I end this section with a virtual trip to an amusement park. The Quranic Park is the latest addition in Dubai’s extensive array of options meant to entice tourists. Created and maintained by Dubai municipality, the park allows visitors to experience elements of the Quran’s contents. The facility includes twelve orchards and greenhouses for growing the fifty-one types of plants mentioned in the Quran; a structure made like a cave in which one encounters electronically simulated versions of miracles described in the Quran; a lake that refers to the story of Moses’ staff becoming a serpent; and interactive screens throughout the site that explain the exhibits’ relationship to the Quranic text.

The Quranic Park is part of a global phenomenon concerning the mediatization of religion that can be documented for Buddhism, Christianity, and Hinduism as well. Its design and overall logic seem to work similarly to amusement parks that consist of exhibits and rides connected to what visitors may have seen on screens when watching popular films. The script here is the Quran, from which elements have been selected carefully to be materialized and made tactile for visitors.

Importantly, the experiencing subject in the story here is the park visitor, similar to when visitors are placed in the situation of characters when visiting a film ride in an amusement park. The Quranic Park has no religious restriction on attendance, so visitors do not have to be Muslim. The objects and miraculous narratives from the Quran project a universality that requires a willingness to see and try and not believe or declare allegiance.
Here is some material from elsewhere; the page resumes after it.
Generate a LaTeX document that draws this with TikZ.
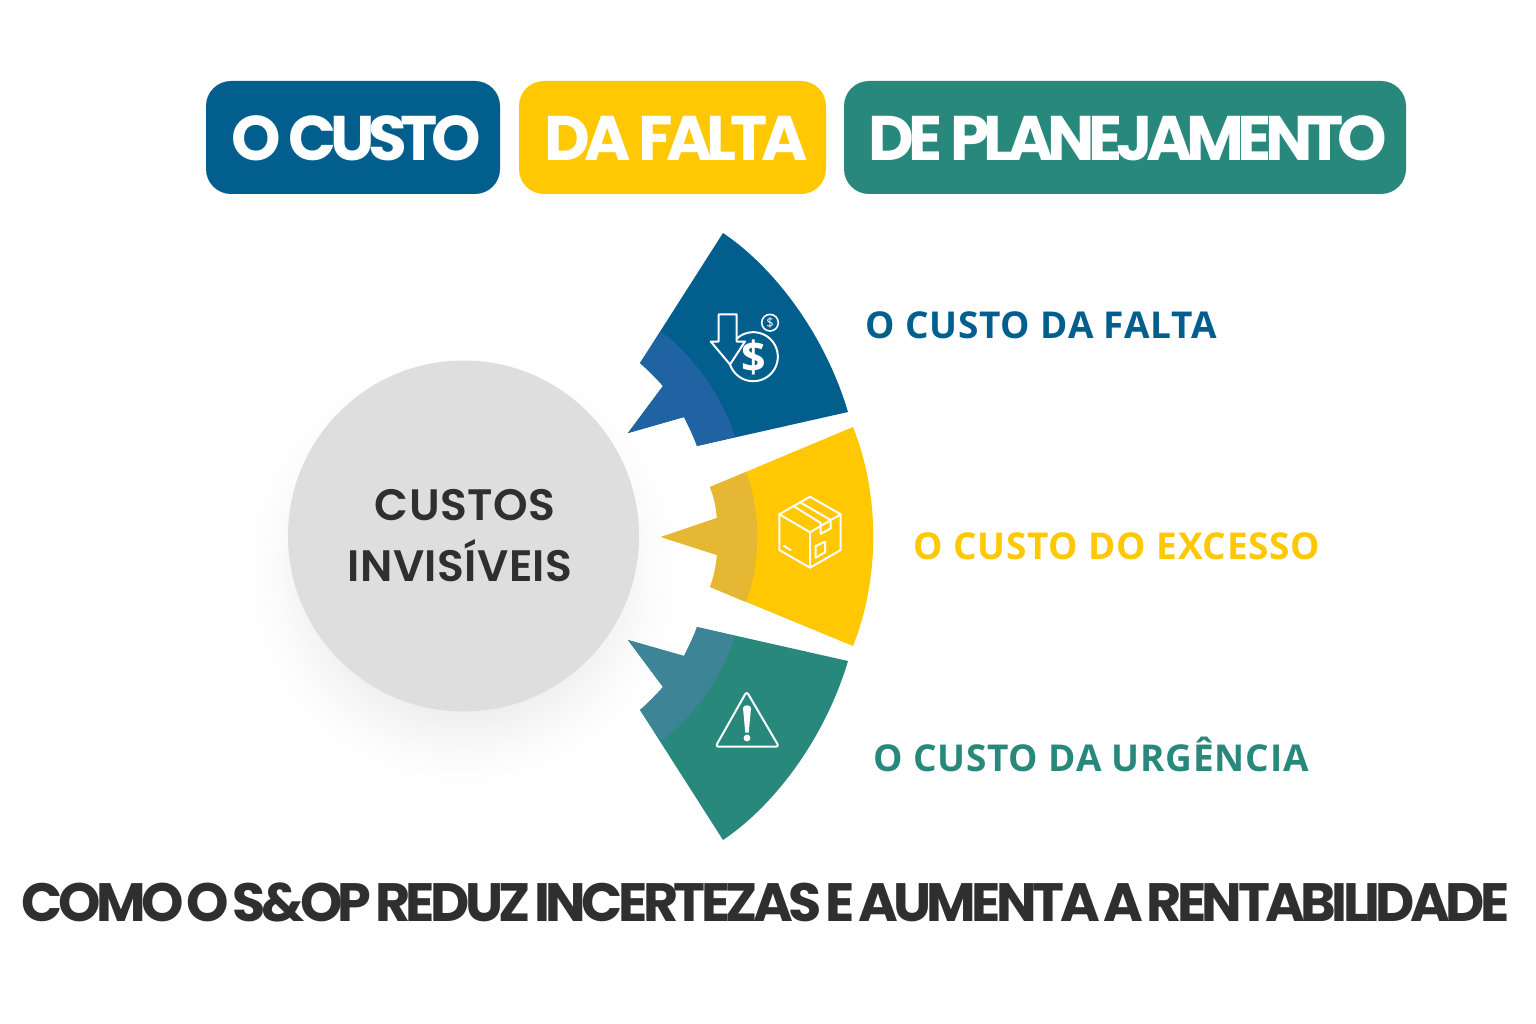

Ultimately, the Prophet Muhammad is the heroic character embedded within the text of the Quran as its first speaker. In religious understanding, the text was conveyed to him via an angel and was then enunciated from his mouth for others. The ultimate guarantee for the truth of what is at the Quranic Park is the Prophet’s accepted life. What one may experience at the park is therefore an effect of a part of the Prophet’s life story, materialized in a modern pedagogical and entertainment form. Like The Message and Law kana baynana, the Quranic Park uses new mediatic forms creatively to make the Prophet present. These examples indicate that the relationship between the prophetic past and the modern age, flooded with images, is a topic richer than the much discussed iconophobic interdiction.